Loretta Fahrenholz’s video Ditch Plains is composed of a patchwork of sequences. She constructs her film by juxtaposing stylized takes of street dance performances or images of the disasters at Far Rockaway caused by hurricane Sandy.

A dancer goes back and forth in a corridor, a crooked silhouette contorts itself from anxiety on an unmade bed, bodies collapsed on the ground suddenly come to life, dancers, characterized by pixilated gestures, pretend to fight to the death. Their movements are robots-like: the machine man and the zombie only belong to fiction.Ditch Plains strongly raises questions related to technology and man caught up in mediatized environments. The hip-hop music accentuates the resemblance with to a trashy horror movie. Loretta Fahrenholz manages to capture the odd or intimate moments that occur in these little communities, moments where one forgets the presence of the camera.

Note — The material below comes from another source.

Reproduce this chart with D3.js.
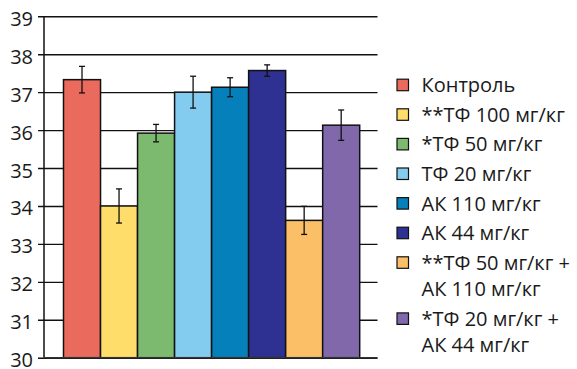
<!DOCTYPE html>
<html>
<head>
<meta charset="utf-8">
<script src="https://cdn.jsdelivr.net/npm/d3@7"></script>
<style>
  html, body { margin: 0; padding: 0; background: #fff; }
  svg { display: block; }
  text { font-family: "Open Sans", "Noto Sans", sans-serif; fill: #1a1a1a; }
</style>
</head>
<body>
<svg id="chart" width="577" height="369"></svg>
<script>
// Group labels (legend text, may wrap onto two lines)
const groups = [
  ["Контроль"],
  ["**ТФ 100 мг/кг"],
  ["*ТФ 50 мг/кг"],
  ["ТФ 20 мг/кг"],
  ["АК 110 мг/кг"],
  ["АК 44 мг/кг"],
  ["**ТФ 50 мг/кг +", "АК 110 мг/кг"],
  ["*ТФ 20 мг/кг +", "АК 44 мг/кг"]
];
// Mean values and error half-widths per group
const means  = [37.33, 34.0, 35.92, 37.0, 37.13, 37.57, 33.62, 36.13];
const errors = [0.35, 0.45, 0.23, 0.42, 0.25, 0.15, 0.37, 0.40];
const colors = ["#EA6B5D", "#FEDD6A", "#7BBA6F", "#84CBF0", "#0680BA", "#2E3192", "#FBBF68", "#8068AA"];
const yTicks = [30, 31, 32, 33, 34, 35, 36, 37, 38, 39];

const svg = d3.select("#chart");
const idx = d3.range(means.length);

const x = d3.scaleBand().domain(idx).range([63.5, 359.7]).paddingInner(0).paddingOuter(0);
const y = d3.scaleLinear().domain([30, 39]).range([357.7, 16.3]);

// Gridlines + tick labels
const axisX = 38, plotRight = 377.5;
const gAxis = svg.append("g")
  .attr("transform", `translate(${axisX},0)`)
  .call(d3.axisLeft(y).tickValues(yTicks).tickFormat(d3.format("d"))
    .tickSizeInner(-(plotRight - axisX)).tickSizeOuter(0).tickPadding(5));
gAxis.select(".domain").remove();
gAxis.selectAll(".tick line").attr("stroke", "#111").attr("stroke-width", 1.4);
gAxis.selectAll(".tick text")
  .attr("font-size", 20).attr("dy", "0.45em")
  .style("font-family", "'Open Sans', sans-serif").attr("fill", "#1a1a1a");

// Bars
svg.append("g").selectAll("rect").data(idx).join("rect")
  .attr("x", i => x(i))
  .attr("y", i => y(means[i]))
  .attr("width", x.bandwidth())
  .attr("height", i => y(30) - y(means[i]))
  .attr("fill", i => colors[i])
  .attr("stroke", "#111").attr("stroke-width", 1.5);

// Error bars
const eb = svg.append("g").attr("stroke", "#111").attr("stroke-width", 1.3);
idx.forEach(i => {
  const cx = x(i) + x.bandwidth() / 2;
  const top = y(means[i] + errors[i]), bot = y(means[i] - errors[i]);
  eb.append("line").attr("x1", cx).attr("x2", cx).attr("y1", top).attr("y2", bot);
  eb.append("line").attr("x1", cx - 3).attr("x2", cx + 3).attr("y1", top).attr("y2", top);
  eb.append("line").attr("x1", cx - 3).attr("x2", cx + 3).attr("y1", bot).attr("y2", bot);
});

// Y axis line and baseline
svg.append("line").attr("x1", 44).attr("x2", 44).attr("y1", y(39)).attr("y2", y(30))
  .attr("stroke", "#111").attr("stroke-width", 1.5);
svg.append("line").attr("x1", 44).attr("x2", plotRight).attr("y1", y(30)).attr("y2", y(30))
  .attr("stroke", "#333").attr("stroke-width", 1.5);

// Legend
const legend = svg.append("g");
let ly = 85;
const lineH = 26.5, itemGap = 29.6;
groups.forEach((lines, i) => {
  legend.append("rect")
    .attr("x", 397).attr("y", ly - 5.8).attr("width", 11.5).attr("height", 11.5)
    .attr("fill", colors[i]).attr("stroke", "#111").attr("stroke-width", 1.2);
  lines.forEach((t, k) => {
    legend.append("text").attr("x", 421.5).attr("y", ly + k * lineH)
      .attr("dy", "0.36em").attr("font-size", 20).text(t);
  });
  ly += itemGap + (lines.length - 1) * lineH;
});
</script>
</body>
</html>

Loretta Fahrenholz is a filmmaker, photographer, and curator. Her films merge facts and fiction, and make use of disjointed scripts that bring out the "ready-made" aspect of her subjects. With disaffectedness and detachment, the artist juxtaposes sequences that conflate performance and documentary. Employing a process that is primarily reactive and observational, Fahrenholz addresses questions of power, social pressures, economic necessities, and socio-political conditions. References to pop culture throughout her work, as well as questions relating to technology and the instability of human life, create significant discomfort for the viewer caught up in Fahrenholz’s utopian vision turned nightmare.